Key Decisions for Investors

  • Overweight selective defense suppliers (long LHX, LMT, GD) via 9–18 month call spreads or LEAPs to finance cost: buy LHX Jan-2027 250/300 call spread funded by selling Jan-2027 350 calls. Timeframe: 3–12 months. R/R: limited premium outlay with 2–4x upside if contract flows accelerate; downside capped to premium if de-escalation occurs.
  • Macro hedge: buy GLD (10–20% allocation of hedge sleeve) and 3–6 month VIX call exposure (e.g., VIX Sep calls) plus a tactical long UUP position. Timeframe: days to 6 months. R/R: modest carry cost (~0.5–1% portfolio drag) for asymmetric protection—expect 8–15% upside in stress scenarios.
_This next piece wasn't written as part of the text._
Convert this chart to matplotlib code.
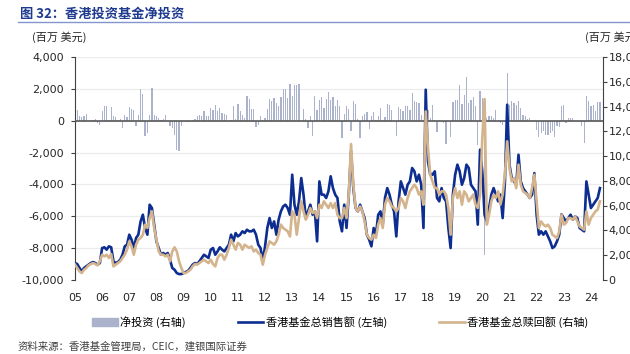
import numpy as np
import matplotlib.pyplot as plt
from matplotlib.lines import Line2D
from matplotlib.patches import Patch
from matplotlib.ticker import FuncFormatter

plt.rcParams['font.family'] = ['DejaVu Sans', 'Noto Sans CJK SC']
plt.rcParams['axes.unicode_minus'] = False
cjk = ['Noto Sans CJK SC', 'DejaVu Sans']

# monthly data, Jan 2005 - May 2024 (USD mn)
years = ['05', '06', '07', '08', '09', '10', '11', '12', '13', '14',
         '15', '16', '17', '18', '19', '20', '21', '22', '23', '24']

net_inv = [
    170, 690, 270, 210, 270, 420, -40, 20, 60, 100,
    -150, -290, 590, 900, 900, 60, 860, 270, 230, 60,
    100, -460, 330, 250, 860, 730, 690, -360, 380, 2000,
    1690, -980, -770, 380, 2050, 380, 270, 170, 40, 100,
    380, -40, -360, -460, -880, -1820, -1920, -360, -40, 0,
    -80, -40, 40, 80, 310, 380, 310, 590, 270, 270,
    790, 690, 960, 630, 800, 460, 420, 380, -40, 40,
    900, 100, 1050, 630, 380, 170, 1550, 1360, 750, 750,
    -420, -250, 290, 60, 170, 750, 1360, 1250, 1420, 1100,
    900, 1520, 2000, 1960, 1420, 2300, 1550, 2250, 2250, 2300,
    -40, 750, 100, -460, 270, -980, 1570, 690, 1320, 1480,
    790, 1360, 1800, 1320, 1480, 900, 1320, 900, -1090, 420,
    900, 730, -670, 1210, 1050, 100, -1090, 270, 420, 540,
    -500, 270, 540, 60, 270, 790, 60, 210, 1050, 960,
    690, -40, -980, 840, 750, 630, 900, 900, 690, 1740,
    1210, 1150, 1100, 380, -40, 1950, 690, 170, 960, 60,
    -710, 60, -40, -150, -1450, -40, -1000, 1170, 1280, 1320,
    2240, 1070, 1600, 2720, 1100, 1300, 1500, 900, -1500, 1850,
    1400, -8400, 170, 310, 300, 170, 700, 50, -150, -250,
    -100, 2990, 1000, 1210, 1100, 960, 1210, 790, 380, 270,
    100, 170, 0, 60, -560, -1050, -770, -670, -880, -880,
    -770, -630, -1050, -360, -420, 900, 1000, -150, 170, 170,
    170, 0, 0, -40, -360, -1400, 1530, 1210, 900, 1000,
    600, 1200, 1200,
]

sales = [
    1370, 1290, 970, 700, 970, 1100, 1240, 1370, 1450, 1370,
    1240, 1370, 2580, 2640, 2450, 2720, 2640, 1510, 1370, 1450,
    1640, 2040, 2720, 2850, 3660, 3260, 2580, 3390, 3660, 4730,
    5270, 4200, 3660, 6080, 5810, 4470, 3120, 2580, 2040, 2180,
    2040, 2180, 1640, 970, 830, 560, 480, 480, 560, 650,
    750, 970, 1240, 1370, 1290, 1510, 1780, 2040, 1910, 1780,
    2450, 2580, 2040, 2310, 2640, 2450, 2310, 2580, 2850, 3660,
    3120, 3790, 3520, 3660, 3930, 3790, 4060, 3930, 3930, 4060,
    3660, 2850, 2580, 1510, 2720, 4200, 5000, 4200, 4730, 3660,
    4870, 5540, 5940, 6080, 5810, 5270, 8500, 6080, 5270, 6350,
    8230, 6890, 5000, 5540, 6080, 5270, 5540, 3120, 7960, 6890,
    6890, 6620, 7160, 8370, 7420, 6890, 6620, 4730, 3930, 6080,
    4200, 6890, 10380, 7420, 5810, 5540, 6080, 5540, 5000, 3660,
    3260, 2720, 4200, 3660, 5270, 5540, 4470, 6620, 7420, 6890,
    6080, 5540, 3520, 6350, 7960, 7420, 6890, 7690, 7960, 9040,
    8770, 7960, 8500, 7690, 4200, 15360, 9580, 8500, 8500, 8770,
    6620, 6350, 7420, 6620, 6350, 4200, 2580, 6890, 8500, 9310,
    8770, 7690, 8230, 9310, 9040, 7690, 7420, 7160, 4470, 10520,
    8770, 5270, 4730, 5810, 6890, 7420, 6890, 6350, 6890, 5000,
    7960, 14150, 9310, 8230, 7960, 7690, 10110, 7960, 7420, 7160,
    6890, 6620, 6890, 8630, 5270, 3660, 3930, 3660, 3930, 3520,
    3120, 2580, 2720, 3120, 3660, 5300, 5000, 4730, 5000, 5270,
    4870, 5140, 5000, 4200, 4060, 3930, 7960, 6890, 5810, 6080,
    6350, 6620, 7420,
]

redemptions = [
    1240, 970, 700, 560, 830, 970, 1180, 1290, 1370, 1290,
    1180, 1510, 2040, 1910, 2040, 1780, 2100, 1100, 1240, 1370,
    1510, 1780, 2040, 2450, 3120, 2720, 2040, 2850, 3260, 3390,
    3660, 4470, 4200, 5000, 5540, 4200, 3260, 2310, 2040, 2040,
    1910, 2040, 1510, 2310, 2640, 2310, 1510, 970, 560, 560,
    700, 830, 1100, 1290, 1240, 1370, 1510, 1640, 1510, 1370,
    1640, 1290, 1100, 1780, 2040, 2040, 1640, 2040, 2580, 3260,
    2850, 2450, 2990, 2850, 2450, 2850, 2720, 2580, 2720, 2310,
    2450, 2180, 2040, 1240, 2040, 2580, 3120, 2990, 2850, 3120,
    3660, 4470, 4200, 4060, 3930, 3520, 5540, 5270, 3660, 5000,
    6350, 5540, 4870, 5270, 5810, 5410, 5540, 5000, 6080, 5810,
    6350, 6080, 5810, 6210, 5810, 6210, 5270, 5000, 5000, 5810,
    5000, 6890, 10970, 7690, 5810, 5540, 5940, 5540, 4730, 3660,
    3390, 3260, 3660, 3390, 4470, 5000, 4200, 6080, 6620, 6350,
    5940, 5810, 5540, 5810, 6620, 6350, 5810, 6620, 7160, 7420,
    7690, 7420, 6890, 7160, 6080, 13610, 10650, 8500, 7960, 7420,
    7420, 6890, 7160, 7160, 6890, 5810, 3660, 6620, 7420, 6620,
    7160, 6080, 7160, 6890, 6350, 6620, 6890, 6080, 5810, 6890,
    11460, 14600, 4470, 5270, 6350, 6890, 6620, 7160, 6080, 6890,
    8500, 11190, 9040, 7960, 8230, 7420, 9310, 7690, 7160, 7020,
    6890, 6620, 7420, 8500, 6350, 4200, 4730, 4470, 4330, 4470,
    4200, 3660, 3520, 3390, 3930, 5270, 4470, 4600, 5000, 5000,
    4870, 5140, 4730, 4330, 4200, 4060, 5540, 4470, 5000, 5270,
    5540, 5680, 6350,
]

months = np.arange(len(net_inv))
fmt = FuncFormatter(lambda v, p: '{:,.0f}'.format(v))

fig = plt.figure(figsize=(6.3, 3.54), dpi=100)
ax = fig.add_axes([0.119, 0.209, 0.838, 0.630])
ax2 = ax.twinx()

ax.bar(months, net_inv, width=0.55, color='#aab2cc', zorder=2)
ax.axhline(0, color='#595959', lw=1.2, zorder=3)
ax2.plot(months, sales, color='#0d2d91', lw=1.9)
ax2.plot(months, redemptions, color='#d3b48d', lw=1.9)

ax.set_xlim(0, 233.3)
ax.set_ylim(-10000, 4000)
ax.set_yticks(np.arange(-10000, 4001, 2000))
ax.yaxis.set_major_formatter(fmt)
ax.yaxis.grid(True, color='#ebebeb', lw=0.8)
ax.set_axisbelow(True)
ax.set_xticks(np.arange(0, 12 * len(years), 12))
ax.set_xticklabels(years)

ax2.set_ylim(0, 18000)
ax2.set_yticks(np.arange(0, 18001, 2000))
ax2.yaxis.set_major_formatter(fmt)

for s in ['top', 'bottom', 'right']:
    ax.spines[s].set_visible(False)
for s in ['top', 'bottom', 'left']:
    ax2.spines[s].set_visible(False)
ax.spines['left'].set_color('#404040')
ax2.spines['right'].set_color('#404040')

ax.tick_params(axis='x', length=0, pad=9, labelsize=8, labelcolor='#262626')
ax.tick_params(axis='y', length=3, pad=5, labelsize=8, labelcolor='#262626', color='#404040')
ax2.tick_params(axis='y', length=3, pad=1, labelsize=8, labelcolor='#262626', color='#404040')

fig.text(20 / 630, 1 - 14 / 354, '图 32：香港投资基金净投资', fontsize=9.5,
         weight='bold', color='#1f3b8f', va='center', family=cjk)
fig.add_artist(Line2D([18 / 630, 1], [1 - 22 / 354] * 2, color='#8494cf', lw=1))
fig.text(32 / 630, 1 - 37 / 354, '(百万 美元)', fontsize=8, va='center',
         color='#262626', family=cjk)
fig.text(585 / 630, 1 - 37 / 354, '(百万 美元)', fontsize=8, va='center',
         color='#262626', family=cjk)

handles = [Patch(color='#aab2cc'),
           Line2D([], [], color='#0d2d91', lw=1.9),
           Line2D([], [], color='#d3b48d', lw=1.9)]
labels = ['净投资 (右轴)', '香港基金总销售额 (左轴)', '香港基金总赎回额 (右轴)']
fig.legend(handles, labels, loc='center', bbox_to_anchor=(0.54, 1 - 322 / 354),
           ncol=3, frameon=False, handlelength=2.3, handletextpad=0.2,
           columnspacing=4.7, prop={'family': cjk, 'size': 8})

fig.text(18 / 630, 1 - 347 / 354, '资料来源：香港基金管理局，CEIC，建银国际证券',
         fontsize=7.5, style='italic', color='#404040', va='center', family=cjk)

fig.savefig('out.png', dpi=100)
  • Short travel/consumer discretionary exposure via put overlays on airlines and leisure: buy AAL and LUV 3–6 month ATM puts (or short a basket weighted to XLY) with 2–5% portfolio notional. Timeframe: immediate to 3 months. R/R: limited premium cost vs potential 10–30% downside in sustained risk-off; high gamma if headlines worsen.
  • Pair trade to capture resource reallocation: long small-cap defense supply chain (HEI or private-equivalent exposure) and short industrial cyclicals (e.g., CAT) for 6–12 months. Timeframe: 3–9 months. R/R: expected relative outperformance of 8–20% if defense capex replaces or delays broader industrial capex; risk is cyclical rebound or rapid fiscal reprioritization.